Data provided:
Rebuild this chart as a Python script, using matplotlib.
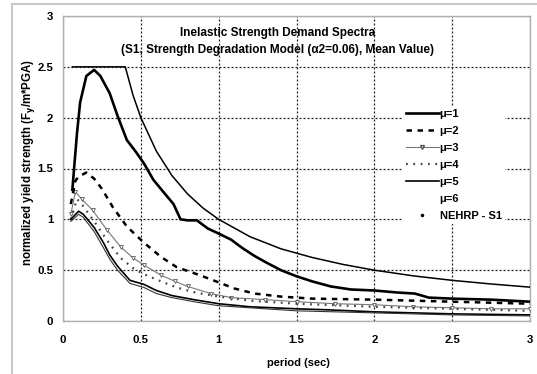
import matplotlib
matplotlib.use("Agg")
import matplotlib.pyplot as plt
from matplotlib.lines import Line2D
from matplotlib.patches import Rectangle

plt.rcParams['font.family'] = ['Liberation Sans', 'DejaVu Sans']

# ---------------- data ----------------
t_nehrp = [0.06, 0.40, 0.45, 0.50, 0.60, 0.70, 0.80, 0.90, 1.00, 1.20, 1.40, 1.60,
           1.80, 2.00, 2.25, 2.50, 2.75, 3.00]
v_nehrp = [2.50, 2.50, 2.22, 2.00, 1.67, 1.43, 1.25, 1.11, 1.00, 0.83, 0.71, 0.625,
           0.556, 0.50, 0.444, 0.40, 0.364, 0.333]

t_mu1 = [0.06, 0.09, 0.11, 0.15, 0.20, 0.24, 0.30, 0.35, 0.41, 0.47, 0.52, 0.58,
         0.65, 0.71, 0.755, 0.80, 0.86, 0.93, 1.00, 1.08, 1.15, 1.23, 1.30, 1.40,
         1.50, 1.60, 1.72, 1.85, 2.00, 2.15, 2.26, 2.35, 2.50, 2.75, 3.00]
v_mu1 = [1.29, 1.85, 2.15, 2.41, 2.47, 2.41, 2.24, 2.02, 1.78, 1.66, 1.55, 1.39,
         1.26, 1.15, 1.00, 0.99, 0.99, 0.91, 0.86, 0.80, 0.72, 0.64, 0.58, 0.50,
         0.44, 0.39, 0.34, 0.31, 0.30, 0.28, 0.27, 0.23, 0.22, 0.21, 0.19]

t_mu2 = [0.05, 0.08, 0.10, 0.15, 0.20, 0.25, 0.32, 0.41, 0.52, 0.63, 0.73, 0.88,
         1.00, 1.10, 1.23, 1.40, 1.60, 2.00, 2.50, 3.00]
v_mu2 = [1.15, 1.38, 1.42, 1.46, 1.40, 1.30, 1.12, 0.93, 0.77, 0.63, 0.53, 0.45,
         0.38, 0.32, 0.27, 0.24, 0.22, 0.21, 0.19, 0.17]

t_mu3 = [0.05, 0.08, 0.12, 0.19, 0.28, 0.37, 0.45, 0.52, 0.63, 0.72, 0.80, 0.95,
         1.08, 1.30, 1.50, 1.75, 2.00, 2.25, 2.50, 2.75, 3.00]
v_mu3 = [1.05, 1.27, 1.20, 1.09, 0.90, 0.73, 0.62, 0.55, 0.45, 0.39, 0.34, 0.27,
         0.23, 0.21, 0.19, 0.17, 0.16, 0.14, 0.13, 0.12, 0.12]

t_mu4 = [0.05, 0.09, 0.12, 0.20, 0.28, 0.37, 0.45, 0.52, 0.63, 0.73, 0.85, 1.00,
         1.20, 1.50, 2.00, 2.50, 3.00]
v_mu4 = [1.00, 1.20, 1.15, 0.98, 0.80, 0.62, 0.52, 0.46, 0.39, 0.33, 0.28, 0.24,
         0.20, 0.17, 0.14, 0.12, 0.10]

t_mu5 = [0.05, 0.10, 0.13, 0.20, 0.26, 0.30, 0.35, 0.43, 0.52, 0.60, 0.70, 0.84,
         1.00, 1.20, 1.50, 1.70, 2.00, 2.50, 3.00]
v_mu5 = [1.00, 1.08, 1.05, 0.92, 0.77, 0.65, 0.54, 0.40, 0.36, 0.30, 0.25, 0.21,
         0.17, 0.14, 0.12, 0.11, 0.09, 0.07, 0.06]

t_mu6 = [0.05, 0.10, 0.13, 0.20, 0.26, 0.30, 0.35, 0.43, 0.52, 0.60, 0.70, 0.84,
         1.00, 1.20, 1.50, 2.00, 2.50, 3.00]
v_mu6 = [0.98, 1.05, 1.02, 0.88, 0.72, 0.61, 0.50, 0.37, 0.33, 0.27, 0.23, 0.19,
         0.15, 0.13, 0.10, 0.08, 0.06, 0.05]

labels = ["μ=1", "μ=2", "μ=3", "μ=4", "μ=5", "μ=6", "NEHRP - S1"]
x_ticks = [0, 0.5, 1, 1.5, 2, 2.5, 3]
x_tick_labels = ["0", "0.5", "1", "1.5", "2", "2.5", "3"]
y_ticks = [0, 0.5, 1, 1.5, 2, 2.5, 3]
y_tick_labels = ["0", "0.5", "1", "1.5", "2", "2.5", "3"]

# ---------------- figure ----------------
W, H = 537, 374
fig = plt.figure(figsize=(W / 100, H / 100), dpi=100)
ax = fig.add_axes([63 / W, (H - 321) / H, (530 - 63) / W, (321 - 16) / H])

# outer frame
fig.patches.append(Rectangle((12 / W, -0.05), 1.2, (H - 4) / H + 0.05,
                             transform=fig.transFigure, fill=False,
                             edgecolor='#c8c8c8', lw=1.5))

ax.plot(t_nehrp, v_nehrp, color='black', lw=1.1, zorder=3)
ax.plot(t_mu1, v_mu1, color='black', lw=1.9, zorder=4)
ax.plot(t_mu2, v_mu2, color='black', lw=1.8, dashes=(2.2, 2.2), zorder=4)
ax.plot(t_mu3, v_mu3, color='#777777', lw=0.8, marker='v', ms=2.8,
        mfc='white', mec='#555555', mew=0.6, zorder=3)
ax.plot(t_mu4, v_mu4, color='#444444', lw=1.6, dashes=(0.8, 2.5), zorder=3)
ax.plot(t_mu5, v_mu5, color='black', lw=1.2, zorder=3)
ax.plot(t_mu6, v_mu6, color='#333333', lw=0.8, zorder=3)

ax.set_xlim(0, 3)
ax.set_ylim(0, 3)
ax.set_xticks(x_ticks)
ax.set_xticklabels(x_tick_labels)
ax.set_yticks(y_ticks)
ax.set_yticklabels(y_tick_labels)
ax.tick_params(length=0, labelsize=8.2)
ax.tick_params(axis='x', pad=10)
ax.tick_params(axis='y', pad=7)
for lab in ax.get_xticklabels() + ax.get_yticklabels():
    lab.set_fontweight('bold')

ax.grid(True, color='#222222', lw=0.9, linestyle=(0, (1.6, 1.6)))
ax.set_axisbelow(True)
for sp in ax.spines.values():
    sp.set_color('#b0b0b0')
    sp.set_linewidth(1.0)

fig.text(298 / W, 1 - 363 / H, "period (sec)", fontsize=8, fontweight='bold',
         ha='center', va='center')
fig.text(29 / W, 1 - 162 / H, "normalized yield strength (F$_\\mathbf{y}$/m*PGA)",
         fontsize=8.3, fontweight='bold', rotation=90, ha='center', va='center')

ax.text(0.46, 0.943, "Inelastic Strength Demand Spectra", transform=ax.transAxes,
        ha='center', va='center', fontsize=8.5, fontweight='bold')
ax.text(0.46, 0.890, "(S1, Strength Degradation Model (α2=0.06), Mean Value)",
        transform=ax.transAxes, ha='center', va='center', fontsize=8.5,
        fontweight='bold')

handles = [
    Line2D([], [], color='black', lw=1.9),
    Line2D([], [], color='black', lw=1.8, dashes=(2.2, 2.2)),
    Line2D([], [], color='#777777', lw=0.8, marker='v', ms=2.8, mfc='white',
           mec='#555555', markevery=[1]),
    Line2D([], [], color='#444444', lw=1.6, dashes=(0.8, 2.5)),
    Line2D([], [], color='black', lw=1.2),
    Line2D([], [], linestyle='none'),
    Line2D([], [], linestyle='none', marker='.', ms=3, color='black'),
]
leg = ax.legend(handles, labels, loc='upper left',
                bbox_to_anchor=((403 - 63) / 467, (321 - 106) / 305),
                frameon=True, fancybox=False, edgecolor='none', framealpha=1,
                fontsize=8, handlelength=2.9, handletextpad=0.1,
                labelspacing=0.62, borderpad=0.3, borderaxespad=0)
for txt in leg.get_texts():
    txt.set_fontweight('bold')
leg.set_zorder(5)

fig.savefig("out.png", dpi=100)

Job: Reproduce the material above in full, exactly, with no images.

Exercise response:
Rebuild this chart as a Python script, using matplotlib.
import matplotlib
matplotlib.use("Agg")
import matplotlib.pyplot as plt
from matplotlib.lines import Line2D
from matplotlib.patches import Rectangle

plt.rcParams['font.family'] = ['Liberation Sans', 'DejaVu Sans']

# ---------------- data ----------------
t_nehrp = [0.06, 0.40, 0.45, 0.50, 0.60, 0.70, 0.80, 0.90, 1.00, 1.20, 1.40, 1.60,
           1.80, 2.00, 2.25, 2.50, 2.75, 3.00]
v_nehrp = [2.50, 2.50, 2.22, 2.00, 1.67, 1.43, 1.25, 1.11, 1.00, 0.83, 0.71, 0.625,
           0.556, 0.50, 0.444, 0.40, 0.364, 0.333]

t_mu1 = [0.06, 0.09, 0.11, 0.15, 0.20, 0.24, 0.30, 0.35, 0.41, 0.47, 0.52, 0.58,
         0.65, 0.71, 0.755, 0.80, 0.86, 0.93, 1.00, 1.08, 1.15, 1.23, 1.30, 1.40,
         1.50, 1.60, 1.72, 1.85, 2.00, 2.15, 2.26, 2.35, 2.50, 2.75, 3.00]
v_mu1 = [1.29, 1.85, 2.15, 2.41, 2.47, 2.41, 2.24, 2.02, 1.78, 1.66, 1.55, 1.39,
         1.26, 1.15, 1.00, 0.99, 0.99, 0.91, 0.86, 0.80, 0.72, 0.64, 0.58, 0.50,
         0.44, 0.39, 0.34, 0.31, 0.30, 0.28, 0.27, 0.23, 0.22, 0.21, 0.19]

t_mu2 = [0.05, 0.08, 0.10, 0.15, 0.20, 0.25, 0.32, 0.41, 0.52, 0.63, 0.73, 0.88,
         1.00, 1.10, 1.23, 1.40, 1.60, 2.00, 2.50, 3.00]
v_mu2 = [1.15, 1.38, 1.42, 1.46, 1.40, 1.30, 1.12, 0.93, 0.77, 0.63, 0.53, 0.45,
         0.38, 0.32, 0.27, 0.24, 0.22, 0.21, 0.19, 0.17]

t_mu3 = [0.05, 0.08, 0.12, 0.19, 0.28, 0.37, 0.45, 0.52, 0.63, 0.72, 0.80, 0.95,
         1.08, 1.30, 1.50, 1.75, 2.00, 2.25, 2.50, 2.75, 3.00]
v_mu3 = [1.05, 1.27, 1.20, 1.09, 0.90, 0.73, 0.62, 0.55, 0.45, 0.39, 0.34, 0.27,
         0.23, 0.21, 0.19, 0.17, 0.16, 0.14, 0.13, 0.12, 0.12]

t_mu4 = [0.05, 0.09, 0.12, 0.20, 0.28, 0.37, 0.45, 0.52, 0.63, 0.73, 0.85, 1.00,
         1.20, 1.50, 2.00, 2.50, 3.00]
v_mu4 = [1.00, 1.20, 1.15, 0.98, 0.80, 0.62, 0.52, 0.46, 0.39, 0.33, 0.28, 0.24,
         0.20, 0.17, 0.14, 0.12, 0.10]

t_mu5 = [0.05, 0.10, 0.13, 0.20, 0.26, 0.30, 0.35, 0.43, 0.52, 0.60, 0.70, 0.84,
         1.00, 1.20, 1.50, 1.70, 2.00, 2.50, 3.00]
v_mu5 = [1.00, 1.08, 1.05, 0.92, 0.77, 0.65, 0.54, 0.40, 0.36, 0.30, 0.25, 0.21,
         0.17, 0.14, 0.12, 0.11, 0.09, 0.07, 0.06]

t_mu6 = [0.05, 0.10, 0.13, 0.20, 0.26, 0.30, 0.35, 0.43, 0.52, 0.60, 0.70, 0.84,
         1.00, 1.20, 1.50, 2.00, 2.50, 3.00]
v_mu6 = [0.98, 1.05, 1.02, 0.88, 0.72, 0.61, 0.50, 0.37, 0.33, 0.27, 0.23, 0.19,
         0.15, 0.13, 0.10, 0.08, 0.06, 0.05]

labels = ["μ=1", "μ=2", "μ=3", "μ=4", "μ=5", "μ=6", "NEHRP - S1"]
x_ticks = [0, 0.5, 1, 1.5, 2, 2.5, 3]
x_tick_labels = ["0", "0.5", "1", "1.5", "2", "2.5", "3"]
y_ticks = [0, 0.5, 1, 1.5, 2, 2.5, 3]
y_tick_labels = ["0", "0.5", "1", "1.5", "2", "2.5", "3"]

# ---------------- figure ----------------
W, H = 537, 374
fig = plt.figure(figsize=(W / 100, H / 100), dpi=100)
ax = fig.add_axes([63 / W, (H - 321) / H, (530 - 63) / W, (321 - 16) / H])

# outer frame
fig.patches.append(Rectangle((12 / W, -0.05), 1.2, (H - 4) / H + 0.05,
                             transform=fig.transFigure, fill=False,
                             edgecolor='#c8c8c8', lw=1.5))

ax.plot(t_nehrp, v_nehrp, color='black', lw=1.1, zorder=3)
ax.plot(t_mu1, v_mu1, color='black', lw=1.9, zorder=4)
ax.plot(t_mu2, v_mu2, color='black', lw=1.8, dashes=(2.2, 2.2), zorder=4)
ax.plot(t_mu3, v_mu3, color='#777777', lw=0.8, marker='v', ms=2.8,
        mfc='white', mec='#555555', mew=0.6, zorder=3)
ax.plot(t_mu4, v_mu4, color='#444444', lw=1.6, dashes=(0.8, 2.5), zorder=3)
ax.plot(t_mu5, v_mu5, color='black', lw=1.2, zorder=3)
ax.plot(t_mu6, v_mu6, color='#333333', lw=0.8, zorder=3)

ax.set_xlim(0, 3)
ax.set_ylim(0, 3)
ax.set_xticks(x_ticks)
ax.set_xticklabels(x_tick_labels)
ax.set_yticks(y_ticks)
ax.set_yticklabels(y_tick_labels)
ax.tick_params(length=0, labelsize=8.2)
ax.tick_params(axis='x', pad=10)
ax.tick_params(axis='y', pad=7)
for lab in ax.get_xticklabels() + ax.get_yticklabels():
    lab.set_fontweight('bold')

ax.grid(True, color='#222222', lw=0.9, linestyle=(0, (1.6, 1.6)))
ax.set_axisbelow(True)
for sp in ax.spines.values():
    sp.set_color('#b0b0b0')
    sp.set_linewidth(1.0)

fig.text(298 / W, 1 - 363 / H, "period (sec)", fontsize=8, fontweight='bold',
         ha='center', va='center')
fig.text(29 / W, 1 - 162 / H, "normalized yield strength (F$_\\mathbf{y}$/m*PGA)",
         fontsize=8.3, fontweight='bold', rotation=90, ha='center', va='center')

ax.text(0.46, 0.943, "Inelastic Strength Demand Spectra", transform=ax.transAxes,
        ha='center', va='center', fontsize=8.5, fontweight='bold')
ax.text(0.46, 0.890, "(S1, Strength Degradation Model (α2=0.06), Mean Value)",
        transform=ax.transAxes, ha='center', va='center', fontsize=8.5,
        fontweight='bold')

handles = [
    Line2D([], [], color='black', lw=1.9),
    Line2D([], [], color='black', lw=1.8, dashes=(2.2, 2.2)),
    Line2D([], [], color='#777777', lw=0.8, marker='v', ms=2.8, mfc='white',
           mec='#555555', markevery=[1]),
    Line2D([], [], color='#444444', lw=1.6, dashes=(0.8, 2.5)),
    Line2D([], [], color='black', lw=1.2),
    Line2D([], [], linestyle='none'),
    Line2D([], [], linestyle='none', marker='.', ms=3, color='black'),
]
leg = ax.legend(handles, labels, loc='upper left',
                bbox_to_anchor=((403 - 63) / 467, (321 - 106) / 305),
                frameon=True, fancybox=False, edgecolor='none', framealpha=1,
                fontsize=8, handlelength=2.9, handletextpad=0.1,
                labelspacing=0.62, borderpad=0.3, borderaxespad=0)
for txt in leg.get_texts():
    txt.set_fontweight('bold')
leg.set_zorder(5)

fig.savefig("out.png", dpi=100)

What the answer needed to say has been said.